*INSTRUCTIONS FOR THE TASK:* Make an exact copy of the lines, leaving the pictures out.

--- begin DATASET CONTENT ---

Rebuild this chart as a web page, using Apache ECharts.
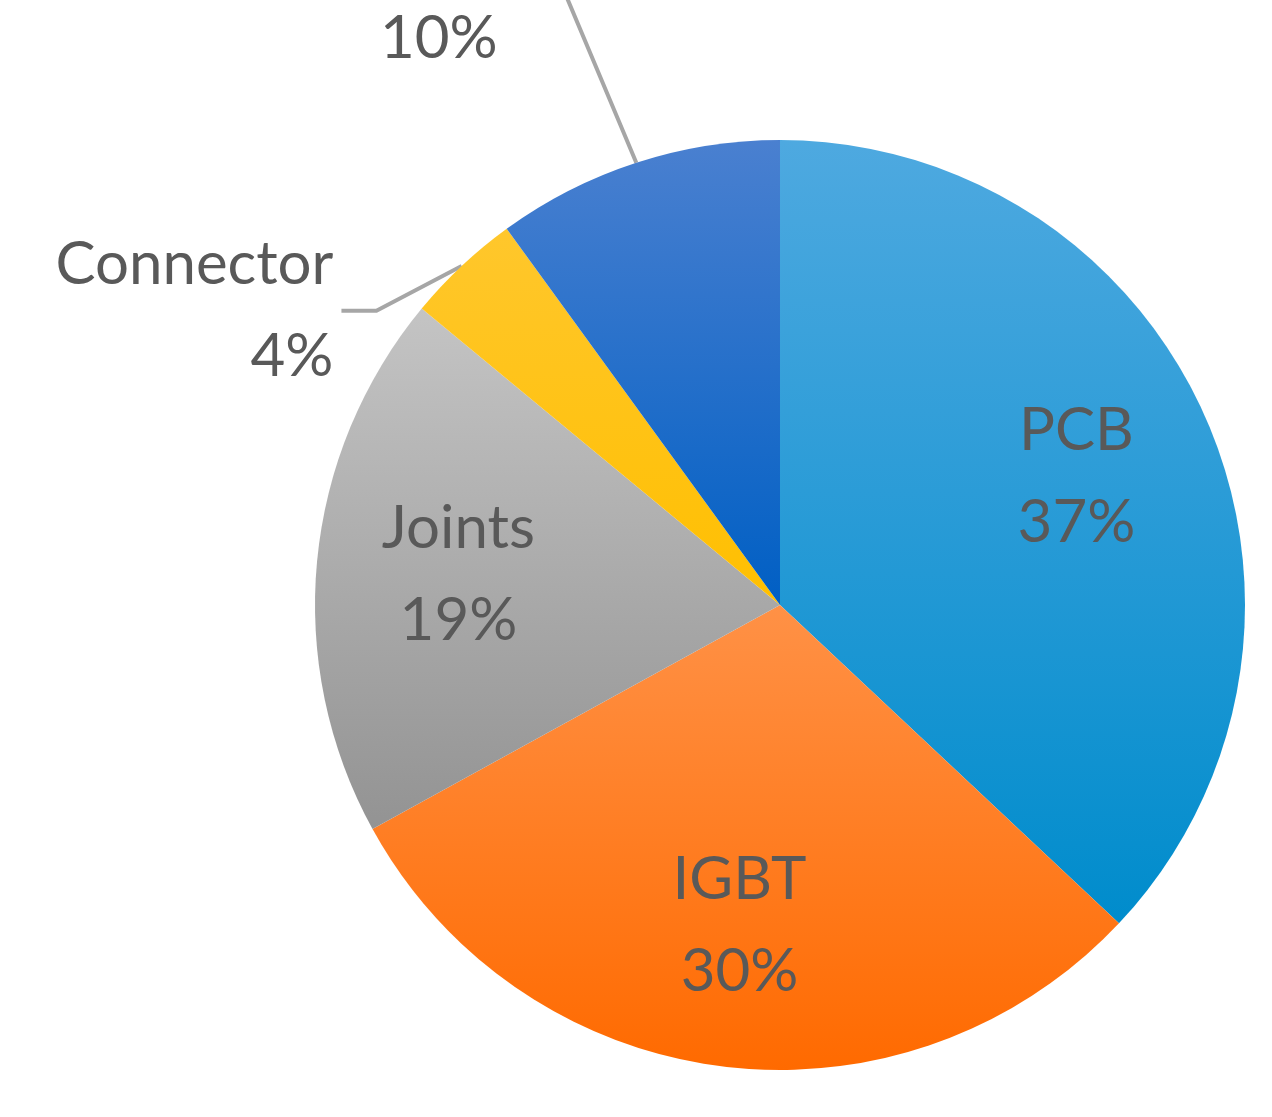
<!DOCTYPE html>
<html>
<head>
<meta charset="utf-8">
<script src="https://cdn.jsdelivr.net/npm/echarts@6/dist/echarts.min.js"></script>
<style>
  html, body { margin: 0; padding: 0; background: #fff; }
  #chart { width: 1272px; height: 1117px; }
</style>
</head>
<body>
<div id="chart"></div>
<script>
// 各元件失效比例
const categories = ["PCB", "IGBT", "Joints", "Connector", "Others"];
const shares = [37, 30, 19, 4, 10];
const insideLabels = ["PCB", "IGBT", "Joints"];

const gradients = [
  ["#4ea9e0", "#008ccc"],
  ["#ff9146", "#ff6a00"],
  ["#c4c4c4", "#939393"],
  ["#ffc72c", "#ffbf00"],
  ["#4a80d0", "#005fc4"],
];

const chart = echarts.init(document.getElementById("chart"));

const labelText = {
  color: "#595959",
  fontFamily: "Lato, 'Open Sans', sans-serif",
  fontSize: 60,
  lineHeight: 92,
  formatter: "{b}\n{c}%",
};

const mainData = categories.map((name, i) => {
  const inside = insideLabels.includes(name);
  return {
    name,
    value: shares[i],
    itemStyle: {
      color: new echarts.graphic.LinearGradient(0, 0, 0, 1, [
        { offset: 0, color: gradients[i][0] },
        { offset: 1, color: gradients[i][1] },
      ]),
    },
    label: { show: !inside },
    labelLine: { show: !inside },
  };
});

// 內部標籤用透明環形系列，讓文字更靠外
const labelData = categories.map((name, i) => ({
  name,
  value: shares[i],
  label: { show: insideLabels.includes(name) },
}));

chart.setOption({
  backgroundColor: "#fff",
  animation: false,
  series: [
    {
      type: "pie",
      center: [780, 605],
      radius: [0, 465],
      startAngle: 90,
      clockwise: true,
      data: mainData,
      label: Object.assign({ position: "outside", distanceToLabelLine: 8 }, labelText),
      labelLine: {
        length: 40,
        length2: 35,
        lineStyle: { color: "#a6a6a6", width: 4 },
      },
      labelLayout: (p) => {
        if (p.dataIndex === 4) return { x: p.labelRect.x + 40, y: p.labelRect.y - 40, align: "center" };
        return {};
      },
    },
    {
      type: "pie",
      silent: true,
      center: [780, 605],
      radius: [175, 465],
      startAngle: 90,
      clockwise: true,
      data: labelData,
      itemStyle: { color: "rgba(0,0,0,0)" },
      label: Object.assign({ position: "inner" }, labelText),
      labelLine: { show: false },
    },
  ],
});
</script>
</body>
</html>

--- end DATASET CONTENT ---

*THE REPLY:*
Rebuild this chart as a web page, using Apache ECharts.
<!DOCTYPE html>
<html>
<head>
<meta charset="utf-8">
<script src="https://cdn.jsdelivr.net/npm/echarts@6/dist/echarts.min.js"></script>
<style>
  html, body { margin: 0; padding: 0; background: #fff; }
  #chart { width: 1272px; height: 1117px; }
</style>
</head>
<body>
<div id="chart"></div>
<script>
// 各元件失效比例
const categories = ["PCB", "IGBT", "Joints", "Connector", "Others"];
const shares = [37, 30, 19, 4, 10];
const insideLabels = ["PCB", "IGBT", "Joints"];

const gradients = [
  ["#4ea9e0", "#008ccc"],
  ["#ff9146", "#ff6a00"],
  ["#c4c4c4", "#939393"],
  ["#ffc72c", "#ffbf00"],
  ["#4a80d0", "#005fc4"],
];

const chart = echarts.init(document.getElementById("chart"));

const labelText = {
  color: "#595959",
  fontFamily: "Lato, 'Open Sans', sans-serif",
  fontSize: 60,
  lineHeight: 92,
  formatter: "{b}\n{c}%",
};

const mainData = categories.map((name, i) => {
  const inside = insideLabels.includes(name);
  return {
    name,
    value: shares[i],
    itemStyle: {
      color: new echarts.graphic.LinearGradient(0, 0, 0, 1, [
        { offset: 0, color: gradients[i][0] },
        { offset: 1, color: gradients[i][1] },
      ]),
    },
    label: { show: !inside },
    labelLine: { show: !inside },
  };
});

// 內部標籤用透明環形系列，讓文字更靠外
const labelData = categories.map((name, i) => ({
  name,
  value: shares[i],
  label: { show: insideLabels.includes(name) },
}));

chart.setOption({
  backgroundColor: "#fff",
  animation: false,
  series: [
    {
      type: "pie",
      center: [780, 605],
      radius: [0, 465],
      startAngle: 90,
      clockwise: true,
      data: mainData,
      label: Object.assign({ position: "outside", distanceToLabelLine: 8 }, labelText),
      labelLine: {
        length: 40,
        length2: 35,
        lineStyle: { color: "#a6a6a6", width: 4 },
      },
      labelLayout: (p) => {
        if (p.dataIndex === 4) return { x: p.labelRect.x + 40, y: p.labelRect.y - 40, align: "center" };
        return {};
      },
    },
    {
      type: "pie",
      silent: true,
      center: [780, 605],
      radius: [175, 465],
      startAngle: 90,
      clockwise: true,
      data: labelData,
      itemStyle: { color: "rgba(0,0,0,0)" },
      label: Object.assign({ position: "inner" }, labelText),
      labelLine: { show: false },
    },
  ],
});
</script>
</body>
</html>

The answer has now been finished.